Formation of Layered Double Hydroxide By MgO Neutralization Process And Its Application to Water Treatment of Fluorine Contaminated Effluent

Abstract

Removal of fluorine in effluent with low concentration is difficult technique and an effective method has not been established. This paper describes a novel fluorine-removal process that composed the following processes, addition of Al(III) source to feed water, conditioning of the slurry with magnesium oxide (MgO), neutralizing reaction, returning the settled slurry, and gravitational settling of the solids. This process allows the formation of a mixed Mg(II)-Al(III) hydroxide precipitate, which gradually develops into Layered Double Hydroxides (LDH) compound. MgO, which serves as both the neutralizer and the Mg(II) source, contributes to both the excellent settling and dewatering characteristics of the resulting solids.

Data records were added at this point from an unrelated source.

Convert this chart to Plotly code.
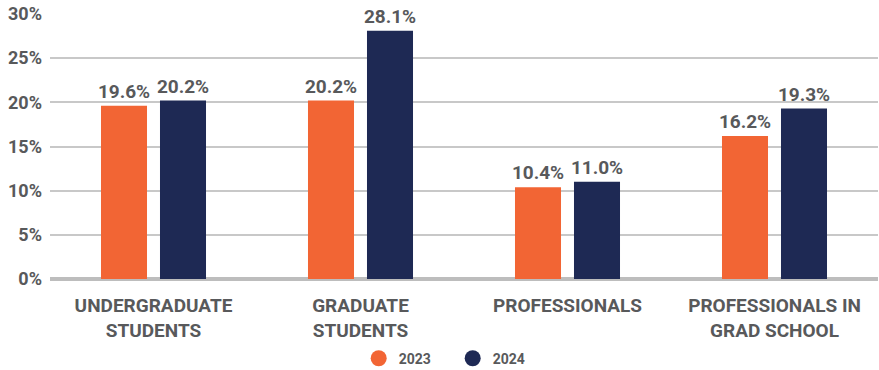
import plotly.graph_objects as go

categories = ["UNDERGRADUATE<br>STUDENTS", "GRADUATE<br>STUDENTS",
              "PROFESSIONALS", "PROFESSIONALS IN<br>GRAD SCHOOL"]
series_names = ["2023", "2024"]
values_2023 = [19.6, 20.2, 10.4, 16.2]
values_2024 = [20.2, 28.1, 11.0, 19.3]
y_ticks = [0, 5, 10, 15, 20, 25, 30]
y_tick_labels = [f"{v}%" for v in y_ticks]

colors = {"2023": "#F26534", "2024": "#1E2954"}
text_color = "#58595B"
font_family = "Roboto, Arial, sans-serif"

fig = go.Figure()
for name, vals in zip(series_names, [values_2023, values_2024]):
    fig.add_trace(go.Bar(
        x=categories, y=vals, name=name,
        marker=dict(color=colors[name], line=dict(width=0)),
        texttemplate="%{y:.1f}%", textposition="outside", constraintext="none",
        textfont=dict(size=19, color=text_color, family=font_family, weight="bold"),
        cliponaxis=False, showlegend=False,
    ))
    # circular legend swatch
    fig.add_trace(go.Scatter(
        x=[None], y=[None], mode="markers", name=name,
        marker=dict(symbol="circle", size=17, color=colors[name]),
        showlegend=True,
    ))

fig.update_layout(
    width=879, height=370,
    margin=dict(l=50, r=1, t=14, b=91, autoexpand=False),
    paper_bgcolor="white", plot_bgcolor="white",
    barmode="group", bargap=0.43, bargroupgap=0.22,
    font=dict(family=font_family, color=text_color, weight="bold"),
    legend=dict(orientation="h", xref="container", x=0.515, xanchor="center",
                yref="container", y=0.074, yanchor="top",
                font=dict(size=14, color=text_color, family=font_family, weight="bold"),
                entrywidth=49, itemwidth=30),
    xaxis=dict(
        tickfont=dict(size=19, color=text_color, family=font_family, weight="bold"),
        showline=False, ticks="", showgrid=False, automargin=False,
        ticklabelstandoff=13,
    ),
    yaxis=dict(
        range=[0, 30], tickvals=y_ticks, ticktext=y_tick_labels,
        tickfont=dict(size=18, color=text_color, family=font_family, weight="bold"),
        showgrid=True, gridcolor="#C8C8C8", gridwidth=2,
        zeroline=True, zerolinecolor="#BDBDBD", zerolinewidth=4,
        showline=False, ticks="", ticklabelstandoff=7, automargin=False,
    ),
)

fig.write_html("out.html")
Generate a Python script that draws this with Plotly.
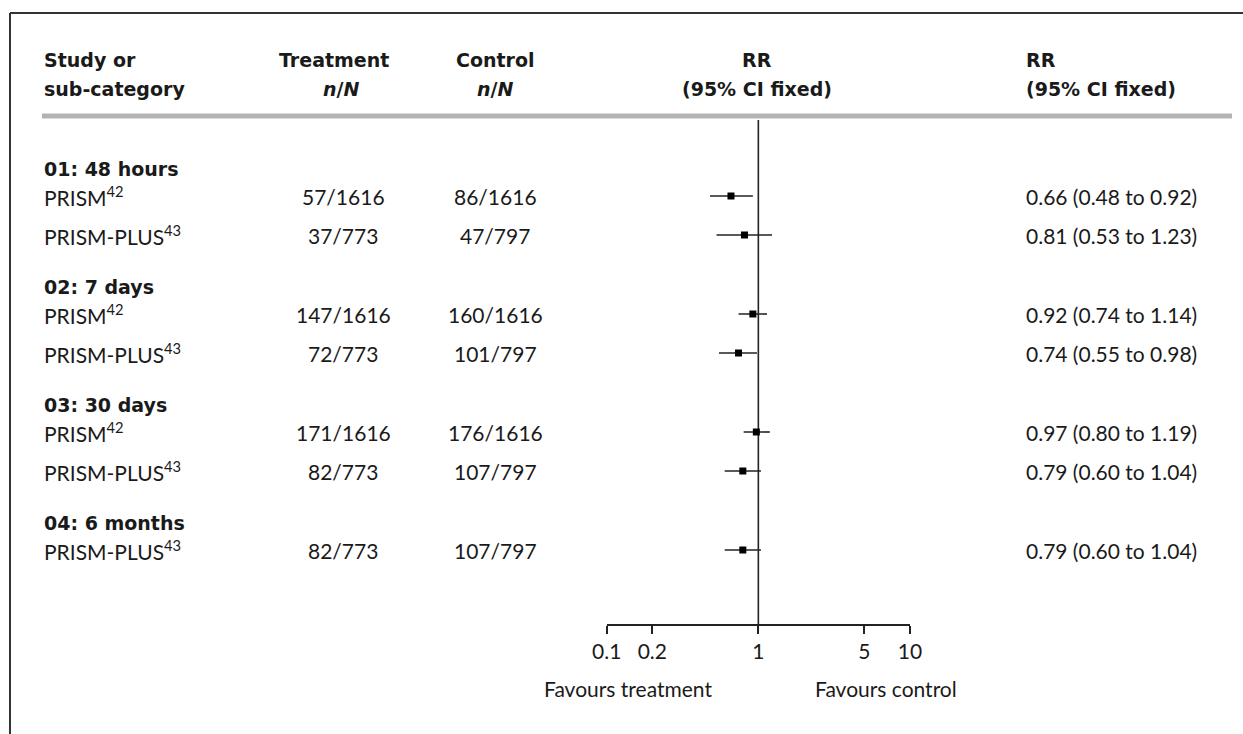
import plotly.graph_objects as go

# ---------------- data ----------------
groups = ["01: 48 hours", "02: 7 days", "03: 30 days", "04: 6 months"]
row_group = [0, 0, 1, 1, 2, 2, 3]
studies = ["PRISM", "PRISM-PLUS", "PRISM", "PRISM-PLUS", "PRISM", "PRISM-PLUS", "PRISM-PLUS"]
refs = ["42", "43", "42", "43", "42", "43", "43"]
treat_n = [57, 37, 147, 72, 171, 82, 82]
treat_N = [1616, 773, 1616, 773, 1616, 773, 773]
ctrl_n = [86, 47, 160, 101, 176, 107, 107]
ctrl_N = [1616, 797, 1616, 797, 1616, 797, 797]
rr = [0.66, 0.81, 0.92, 0.74, 0.97, 0.79, 0.79]
rr_lo = [0.48, 0.53, 0.74, 0.55, 0.80, 0.60, 0.60]
rr_hi = [0.92, 1.23, 1.14, 0.98, 1.19, 1.04, 1.04]
tick_vals = [0.1, 0.2, 1, 5, 10]
tick_text = ["0.1", "0.2", "1", "5", "10"]

# ---------------- layout constants (pixels) ----------------
W, H = 1243, 734
FONT = "Lato"
BFONT = "DejaVu Sans"
FS = 21
BFS = 19
TXT = "#1a1a1a"
LINE = "#222222"

first_header = 169
hdr_to_study = 27
study_step = 39
study_to_hdr = 52

group_y = []
row_y = []
y = first_header
for g in range(len(groups)):
    group_y.append(y)
    members = [i for i, rg in enumerate(row_group) if rg == g]
    yy = y + hdr_to_study
    for i in members:
        row_y.append(yy)
        last = yy
        yy += study_step
    y = last + study_to_hdr

px = lambda v: v / W

x_study = 43
x_treat = 343
x_ctrl = 495
x_mid = 757
x_rr = 1025
axis_y = 625

fig = go.Figure()

cx, cy = [], []
for lo, hi, yy in zip(rr_lo, rr_hi, row_y):
    cx += [lo, hi, None]
    cy += [yy, yy, None]
fig.add_trace(go.Scatter(x=cx, y=cy, mode="lines", line=dict(color=LINE, width=1.6),
                         hoverinfo="skip", showlegend=False))
fig.add_trace(go.Scatter(x=[1, 1], y=[120, axis_y], mode="lines",
                         line=dict(color=LINE, width=1.6), hoverinfo="skip", showlegend=False))
fig.add_trace(go.Scatter(x=rr, y=row_y, mode="markers",
                         marker=dict(symbol="square", size=7, color="black"),
                         showlegend=False))

ann = []
def text(x, y, t, anchor="left", bold=False):
    ann.append(dict(x=px(x), y=y, xref="paper", yref="y", text=(f"<b>{t}</b>" if bold else t),
                    showarrow=False, xanchor=anchor, yanchor="middle", borderpad=0,
                    font=dict(family=BFONT if bold else FONT, size=BFS if bold else FS, color=TXT)))

text(x_study, 60, "Study or", bold=True)
text(x_study, 89, "sub-category", bold=True)
text(334, 60, "Treatment", "center", bold=True)
text(341, 89, "<i>n</i>/<i>N</i>", "center", bold=True)
text(x_ctrl, 60, "Control", "center", bold=True)
text(x_ctrl, 89, "<i>n</i>/<i>N</i>", "center", bold=True)
text(x_mid, 60, "RR", "center", bold=True)
text(x_mid, 89, "(95% CI fixed)", "center", bold=True)
text(x_rr, 60, "RR", bold=True)
text(x_rr, 89, "(95% CI fixed)", bold=True)

for g, gy in zip(groups, group_y):
    text(x_study, gy, g, bold=True)

for i, yy in enumerate(row_y):
    text(x_study, yy, f"{studies[i]}<sup>{refs[i]}</sup>")
    text(x_treat, yy, f"{treat_n[i]}/{treat_N[i]}", "center")
    text(x_ctrl, yy, f"{ctrl_n[i]}/{ctrl_N[i]}", "center")
    text(x_rr, yy, f"{rr[i]:.2f} ({rr_lo[i]:.2f} to {rr_hi[i]:.2f})")

text(628, 688, "Favours treatment", "center")
text(886, 688, "Favours control", "center")

shapes = [
    dict(type="line", xref="paper", yref="y", x0=px(10), x1=1, y0=13, y1=13,
         line=dict(color="#333333", width=2)),
    dict(type="line", xref="paper", yref="y", x0=px(10), x1=px(10), y0=13, y1=H,
         line=dict(color="#333333", width=2)),
    dict(type="line", xref="paper", yref="y", x0=px(42), x1=px(1232), y0=116, y1=116,
         line=dict(color="#b3b3b3", width=5)),
]

fig.update_layout(
    width=W, height=H,
    margin=dict(l=0, r=0, t=0, b=0, autoexpand=False),
    paper_bgcolor="white", plot_bgcolor="white",
    annotations=ann, shapes=shapes,
    xaxis=dict(type="log", range=[-1, 1], domain=[px(606.7), px(910)],
               anchor="free", position=1 - axis_y / H, automargin=False,
               showline=True, linecolor=LINE, linewidth=1.6,
               ticks="outside", ticklen=8, tickwidth=1.6, tickcolor=LINE,
               tickvals=tick_vals, ticktext=tick_text,
               tickfont=dict(family=FONT, size=FS, color=TXT),
               showgrid=False, zeroline=False, fixedrange=True),
    yaxis=dict(range=[H, 0], domain=[0, 1], visible=False, automargin=False, fixedrange=True),
    showlegend=False,
)

fig.write_html("out.html")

The sludge returning technique, well-known as High Density Sludge (HDS) method, is employed to prolong the sludge retention time to dissolve as much MgO as possible. Repeated batch-wise fluorine-removal tests showed that the residual fluorine concentration gradually decreased according as the number of batch test increased. Optimum fluorine removal ratio reached 96 %, where initial fluorine concentration 20 mg/L decreased below the national environmental standard, 0.8 mg/L. Powder X-ray diffraction analysis indicated the presence of both LDH phase and Periclase phase in the formed solids. Considering the good settling and dewatering characteristics of solids, the proposed process served as alternative treatment technique for low concentrated fluorine-containing effluents.